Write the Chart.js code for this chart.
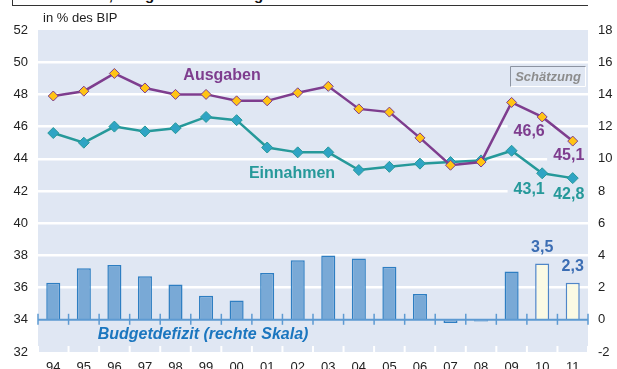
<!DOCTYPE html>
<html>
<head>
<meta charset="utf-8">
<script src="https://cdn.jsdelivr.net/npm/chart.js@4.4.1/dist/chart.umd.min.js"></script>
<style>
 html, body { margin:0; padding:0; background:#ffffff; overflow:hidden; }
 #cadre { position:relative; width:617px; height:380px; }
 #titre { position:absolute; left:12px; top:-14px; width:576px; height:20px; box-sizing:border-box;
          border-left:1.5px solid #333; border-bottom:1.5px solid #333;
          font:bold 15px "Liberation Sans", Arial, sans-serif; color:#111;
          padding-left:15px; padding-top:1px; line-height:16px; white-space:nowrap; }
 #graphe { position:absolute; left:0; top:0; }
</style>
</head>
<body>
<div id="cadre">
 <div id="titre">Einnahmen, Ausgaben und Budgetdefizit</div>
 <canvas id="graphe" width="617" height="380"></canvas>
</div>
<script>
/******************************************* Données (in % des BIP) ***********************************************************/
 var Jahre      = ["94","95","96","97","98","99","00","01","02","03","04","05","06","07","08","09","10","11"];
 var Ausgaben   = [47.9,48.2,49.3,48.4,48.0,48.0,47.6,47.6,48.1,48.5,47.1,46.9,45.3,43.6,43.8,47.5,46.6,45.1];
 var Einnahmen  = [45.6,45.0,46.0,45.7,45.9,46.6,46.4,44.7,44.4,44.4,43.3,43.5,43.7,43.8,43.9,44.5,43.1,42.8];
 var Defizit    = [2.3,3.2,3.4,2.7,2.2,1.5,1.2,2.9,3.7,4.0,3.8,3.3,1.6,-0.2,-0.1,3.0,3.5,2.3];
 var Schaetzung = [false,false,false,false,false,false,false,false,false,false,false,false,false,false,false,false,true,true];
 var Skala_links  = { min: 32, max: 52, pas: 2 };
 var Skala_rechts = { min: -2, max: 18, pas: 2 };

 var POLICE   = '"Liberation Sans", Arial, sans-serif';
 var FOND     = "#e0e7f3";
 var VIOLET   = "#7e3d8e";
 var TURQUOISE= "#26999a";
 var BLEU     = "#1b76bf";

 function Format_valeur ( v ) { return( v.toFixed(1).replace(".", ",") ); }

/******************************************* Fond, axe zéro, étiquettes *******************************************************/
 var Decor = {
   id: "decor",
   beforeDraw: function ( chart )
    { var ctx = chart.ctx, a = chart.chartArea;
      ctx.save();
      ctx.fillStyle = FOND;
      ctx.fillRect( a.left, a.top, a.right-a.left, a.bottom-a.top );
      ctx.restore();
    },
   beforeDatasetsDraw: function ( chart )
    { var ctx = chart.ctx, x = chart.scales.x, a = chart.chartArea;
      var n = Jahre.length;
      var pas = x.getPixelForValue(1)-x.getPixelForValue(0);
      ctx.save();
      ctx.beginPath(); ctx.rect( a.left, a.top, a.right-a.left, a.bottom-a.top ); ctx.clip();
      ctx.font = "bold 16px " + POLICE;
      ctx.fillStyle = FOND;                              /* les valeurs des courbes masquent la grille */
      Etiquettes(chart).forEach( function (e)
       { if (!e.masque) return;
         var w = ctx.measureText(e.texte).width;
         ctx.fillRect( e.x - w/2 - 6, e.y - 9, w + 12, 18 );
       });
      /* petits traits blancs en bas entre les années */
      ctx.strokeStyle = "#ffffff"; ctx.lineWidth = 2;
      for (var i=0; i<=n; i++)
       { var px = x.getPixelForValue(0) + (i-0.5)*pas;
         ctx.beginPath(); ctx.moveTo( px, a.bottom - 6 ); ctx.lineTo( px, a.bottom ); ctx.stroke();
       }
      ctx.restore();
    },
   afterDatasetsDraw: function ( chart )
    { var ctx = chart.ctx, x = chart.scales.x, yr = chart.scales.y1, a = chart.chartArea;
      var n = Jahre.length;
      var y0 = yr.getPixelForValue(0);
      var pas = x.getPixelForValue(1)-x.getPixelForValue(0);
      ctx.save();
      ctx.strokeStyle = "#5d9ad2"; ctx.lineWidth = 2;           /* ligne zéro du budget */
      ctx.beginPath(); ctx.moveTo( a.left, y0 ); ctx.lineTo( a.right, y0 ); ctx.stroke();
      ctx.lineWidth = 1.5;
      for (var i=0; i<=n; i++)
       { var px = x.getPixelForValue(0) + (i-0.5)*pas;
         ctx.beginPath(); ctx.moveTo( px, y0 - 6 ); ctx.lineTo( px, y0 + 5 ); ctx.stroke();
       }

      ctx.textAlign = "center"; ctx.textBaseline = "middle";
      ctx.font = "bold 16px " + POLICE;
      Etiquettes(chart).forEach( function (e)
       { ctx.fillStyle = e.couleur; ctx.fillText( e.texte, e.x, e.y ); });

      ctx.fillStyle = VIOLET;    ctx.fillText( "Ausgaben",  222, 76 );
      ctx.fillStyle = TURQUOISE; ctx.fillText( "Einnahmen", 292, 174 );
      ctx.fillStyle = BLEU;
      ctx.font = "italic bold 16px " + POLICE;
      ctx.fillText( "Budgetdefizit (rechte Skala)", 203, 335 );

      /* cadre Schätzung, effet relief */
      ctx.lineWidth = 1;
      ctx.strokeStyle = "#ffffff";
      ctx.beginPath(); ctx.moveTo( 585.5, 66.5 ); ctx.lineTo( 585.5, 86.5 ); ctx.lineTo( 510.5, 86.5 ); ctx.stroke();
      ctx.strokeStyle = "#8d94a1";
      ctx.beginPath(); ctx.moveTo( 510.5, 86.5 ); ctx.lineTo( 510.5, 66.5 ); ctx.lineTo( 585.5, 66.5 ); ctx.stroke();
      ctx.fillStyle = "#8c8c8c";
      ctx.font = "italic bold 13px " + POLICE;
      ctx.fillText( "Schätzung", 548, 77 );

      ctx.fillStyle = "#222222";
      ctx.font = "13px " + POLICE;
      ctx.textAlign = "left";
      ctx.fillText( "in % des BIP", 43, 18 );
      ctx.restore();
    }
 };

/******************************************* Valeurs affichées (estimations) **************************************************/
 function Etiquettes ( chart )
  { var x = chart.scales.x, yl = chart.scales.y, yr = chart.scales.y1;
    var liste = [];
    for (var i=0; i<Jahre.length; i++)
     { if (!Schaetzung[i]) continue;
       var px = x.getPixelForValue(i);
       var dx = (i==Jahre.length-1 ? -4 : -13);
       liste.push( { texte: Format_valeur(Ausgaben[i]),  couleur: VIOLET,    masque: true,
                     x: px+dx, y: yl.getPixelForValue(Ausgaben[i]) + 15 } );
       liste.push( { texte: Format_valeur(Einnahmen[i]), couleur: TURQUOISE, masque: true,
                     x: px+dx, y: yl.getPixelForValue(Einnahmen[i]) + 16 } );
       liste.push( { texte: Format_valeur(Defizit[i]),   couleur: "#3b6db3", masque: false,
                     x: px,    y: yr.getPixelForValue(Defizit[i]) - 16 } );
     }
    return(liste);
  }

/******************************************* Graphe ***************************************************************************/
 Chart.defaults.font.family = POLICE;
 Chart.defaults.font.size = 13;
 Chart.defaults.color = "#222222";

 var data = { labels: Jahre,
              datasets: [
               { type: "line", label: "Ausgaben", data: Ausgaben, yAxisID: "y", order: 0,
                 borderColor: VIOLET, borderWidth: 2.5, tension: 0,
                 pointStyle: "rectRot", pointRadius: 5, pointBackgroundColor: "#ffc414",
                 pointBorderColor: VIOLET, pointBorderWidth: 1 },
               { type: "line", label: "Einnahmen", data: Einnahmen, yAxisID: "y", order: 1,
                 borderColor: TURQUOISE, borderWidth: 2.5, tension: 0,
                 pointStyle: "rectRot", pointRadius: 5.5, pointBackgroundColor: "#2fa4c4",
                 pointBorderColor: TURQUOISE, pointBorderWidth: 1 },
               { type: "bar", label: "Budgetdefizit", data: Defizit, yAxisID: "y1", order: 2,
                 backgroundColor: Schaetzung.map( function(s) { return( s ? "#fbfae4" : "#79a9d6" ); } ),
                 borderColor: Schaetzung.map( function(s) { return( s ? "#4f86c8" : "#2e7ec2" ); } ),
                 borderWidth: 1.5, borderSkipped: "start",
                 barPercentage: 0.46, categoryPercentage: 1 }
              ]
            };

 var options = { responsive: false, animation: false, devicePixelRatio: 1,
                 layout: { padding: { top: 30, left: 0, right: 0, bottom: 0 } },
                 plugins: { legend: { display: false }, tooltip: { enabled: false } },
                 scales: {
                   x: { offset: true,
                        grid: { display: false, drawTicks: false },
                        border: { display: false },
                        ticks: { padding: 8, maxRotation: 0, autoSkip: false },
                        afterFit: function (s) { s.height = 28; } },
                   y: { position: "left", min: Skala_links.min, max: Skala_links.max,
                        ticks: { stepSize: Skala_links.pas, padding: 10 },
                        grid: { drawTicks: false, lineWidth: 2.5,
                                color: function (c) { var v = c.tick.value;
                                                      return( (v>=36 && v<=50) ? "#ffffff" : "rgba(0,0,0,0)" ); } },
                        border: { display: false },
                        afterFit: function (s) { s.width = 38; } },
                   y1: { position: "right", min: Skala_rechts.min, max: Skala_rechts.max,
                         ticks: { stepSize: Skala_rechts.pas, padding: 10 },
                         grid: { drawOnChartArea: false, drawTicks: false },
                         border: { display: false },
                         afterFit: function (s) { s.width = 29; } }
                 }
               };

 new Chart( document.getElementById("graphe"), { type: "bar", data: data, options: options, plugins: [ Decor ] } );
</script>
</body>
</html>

*Task brief:*
Repeat only the lines from the beginning of the material through the line containing "max: 18, pas: 2", both ends kept, leaving pictures out.

*Completed task:*
Write the Chart.js code for this chart.
<!DOCTYPE html>
<html>
<head>
<meta charset="utf-8">
<script src="https://cdn.jsdelivr.net/npm/chart.js@4.4.1/dist/chart.umd.min.js"></script>
<style>
 html, body { margin:0; padding:0; background:#ffffff; overflow:hidden; }
 #cadre { position:relative; width:617px; height:380px; }
 #titre { position:absolute; left:12px; top:-14px; width:576px; height:20px; box-sizing:border-box;
          border-left:1.5px solid #333; border-bottom:1.5px solid #333;
          font:bold 15px "Liberation Sans", Arial, sans-serif; color:#111;
          padding-left:15px; padding-top:1px; line-height:16px; white-space:nowrap; }
 #graphe { position:absolute; left:0; top:0; }
</style>
</head>
<body>
<div id="cadre">
 <div id="titre">Einnahmen, Ausgaben und Budgetdefizit</div>
 <canvas id="graphe" width="617" height="380"></canvas>
</div>
<script>
/******************************************* Données (in % des BIP) ***********************************************************/
 var Jahre      = ["94","95","96","97","98","99","00","01","02","03","04","05","06","07","08","09","10","11"];
 var Ausgaben   = [47.9,48.2,49.3,48.4,48.0,48.0,47.6,47.6,48.1,48.5,47.1,46.9,45.3,43.6,43.8,47.5,46.6,45.1];
 var Einnahmen  = [45.6,45.0,46.0,45.7,45.9,46.6,46.4,44.7,44.4,44.4,43.3,43.5,43.7,43.8,43.9,44.5,43.1,42.8];
 var Defizit    = [2.3,3.2,3.4,2.7,2.2,1.5,1.2,2.9,3.7,4.0,3.8,3.3,1.6,-0.2,-0.1,3.0,3.5,2.3];
 var Schaetzung = [false,false,false,false,false,false,false,false,false,false,false,false,false,false,false,false,true,true];
 var Skala_links  = { min: 32, max: 52, pas: 2 };
 var Skala_rechts = { min: -2, max: 18, pas: 2 };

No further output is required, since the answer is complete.